Gamma Squeeze Dynamic

When dealer gamma is negative, as it is now around $75,000, market makers must buy into rallies and sell into dips to stay delta-neutral. If Bitcoin lifts from $77,000 to $79,000, dealers may purchase spot or futures, accelerating a move toward the $80,000 strike — the most heavily traded call option on the Deribit board. The reverse holds on the downside, where a drop could trigger forced selling.

Glassnode’s weekly on-chain report noted that short-term realized volatility compressed through late May while longer-term readings stayed elevated. The divergence is a pattern that historically has preceded larger rotations in price.

Options Expiry Pressure

Deribit open interest into May 29 totals roughly $6.6 billion, with notable concentration at the $80,000 calls and $75,000 puts. As expiry approaches, the positioning increases the risk of a break — either a sharp rally into the call wall or a slide into the put protection zone. The $80,000 strike in particular has been a magnet for speculative flow over the past month.

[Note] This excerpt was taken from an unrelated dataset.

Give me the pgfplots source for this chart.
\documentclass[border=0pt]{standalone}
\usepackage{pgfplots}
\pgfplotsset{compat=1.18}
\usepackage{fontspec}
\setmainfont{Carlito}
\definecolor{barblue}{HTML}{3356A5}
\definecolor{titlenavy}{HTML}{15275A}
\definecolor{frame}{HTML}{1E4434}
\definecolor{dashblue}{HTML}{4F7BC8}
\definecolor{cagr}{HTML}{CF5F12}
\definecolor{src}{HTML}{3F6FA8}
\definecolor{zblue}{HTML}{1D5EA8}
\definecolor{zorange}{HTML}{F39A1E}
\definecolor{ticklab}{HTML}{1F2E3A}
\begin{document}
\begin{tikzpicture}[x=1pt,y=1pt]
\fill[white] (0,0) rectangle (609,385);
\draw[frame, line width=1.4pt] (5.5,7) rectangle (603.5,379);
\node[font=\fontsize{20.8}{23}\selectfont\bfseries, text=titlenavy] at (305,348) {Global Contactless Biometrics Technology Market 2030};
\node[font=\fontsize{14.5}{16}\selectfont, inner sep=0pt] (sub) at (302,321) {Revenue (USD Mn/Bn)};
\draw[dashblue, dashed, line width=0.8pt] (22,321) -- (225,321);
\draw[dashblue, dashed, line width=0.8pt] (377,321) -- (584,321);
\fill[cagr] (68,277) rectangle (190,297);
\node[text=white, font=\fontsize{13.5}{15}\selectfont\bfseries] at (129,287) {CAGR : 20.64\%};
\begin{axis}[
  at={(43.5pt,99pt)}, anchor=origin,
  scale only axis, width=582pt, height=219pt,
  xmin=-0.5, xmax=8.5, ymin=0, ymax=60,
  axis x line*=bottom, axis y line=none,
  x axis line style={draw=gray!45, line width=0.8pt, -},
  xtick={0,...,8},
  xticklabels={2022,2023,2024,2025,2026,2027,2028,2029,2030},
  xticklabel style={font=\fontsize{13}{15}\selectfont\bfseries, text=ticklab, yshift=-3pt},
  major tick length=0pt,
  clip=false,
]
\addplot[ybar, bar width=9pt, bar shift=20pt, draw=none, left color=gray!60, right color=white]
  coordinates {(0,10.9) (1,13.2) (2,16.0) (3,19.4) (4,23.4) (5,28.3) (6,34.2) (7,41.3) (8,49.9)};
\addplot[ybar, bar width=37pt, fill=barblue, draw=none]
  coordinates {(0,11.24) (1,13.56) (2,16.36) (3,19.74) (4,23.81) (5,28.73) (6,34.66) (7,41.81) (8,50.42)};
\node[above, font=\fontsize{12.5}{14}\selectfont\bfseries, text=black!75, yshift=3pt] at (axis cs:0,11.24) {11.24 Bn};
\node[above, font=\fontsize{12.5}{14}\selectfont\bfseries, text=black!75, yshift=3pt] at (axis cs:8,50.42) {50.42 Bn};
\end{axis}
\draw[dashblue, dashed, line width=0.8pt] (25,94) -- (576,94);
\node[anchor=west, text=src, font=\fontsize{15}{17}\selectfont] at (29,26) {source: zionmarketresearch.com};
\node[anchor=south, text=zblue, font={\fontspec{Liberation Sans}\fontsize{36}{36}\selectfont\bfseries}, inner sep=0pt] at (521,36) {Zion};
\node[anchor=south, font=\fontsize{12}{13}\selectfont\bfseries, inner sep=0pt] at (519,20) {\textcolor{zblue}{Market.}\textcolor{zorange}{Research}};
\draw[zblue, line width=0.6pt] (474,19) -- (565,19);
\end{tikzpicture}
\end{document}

Bitcoin reclaimed the True Market Mean (~$78,200) and the short-term holder cost basis (~$79,100) in the days before this report. Prior gamma positioning near $82,000 could amplify any move that reaches that region, creating a feedback loop between options hedging and spot price.

On-Chain Concentration

More than 15% of Bitcoin’s circulating supply was acquired between $74,000 and $83,000, according to CoinDesk. That dense band of ownership acts like an invisible order book, compressing price action until a breakout establishes a new range. The clustering means relatively small volumes can have outsized effects on price within that zone.

Annualized realized volatility on short windows stood at 25.7% (1-week), 24.26% (2-week), and 26.58% (30-day) as of May 21. By contrast, 3-month realized vol was 42.14%, 6-month at 45.76%, and 1-year at 41.17%, according to Glassnode Studio. The gap between short and long vol is a setup that has historically resolved with a burst of directional movement.

Next Catalyst

The May 29 Deribit expiry is the immediate event. With negative gamma concentrated near $75,000 and open interest skewed toward $80,000 calls, any move through either level could accelerate quickly. Beyond expiry, traders will watch whether Bitcoin can hold above the short-term holder cost basis — a level that has repeatedly acted as support or resistance in recent weeks.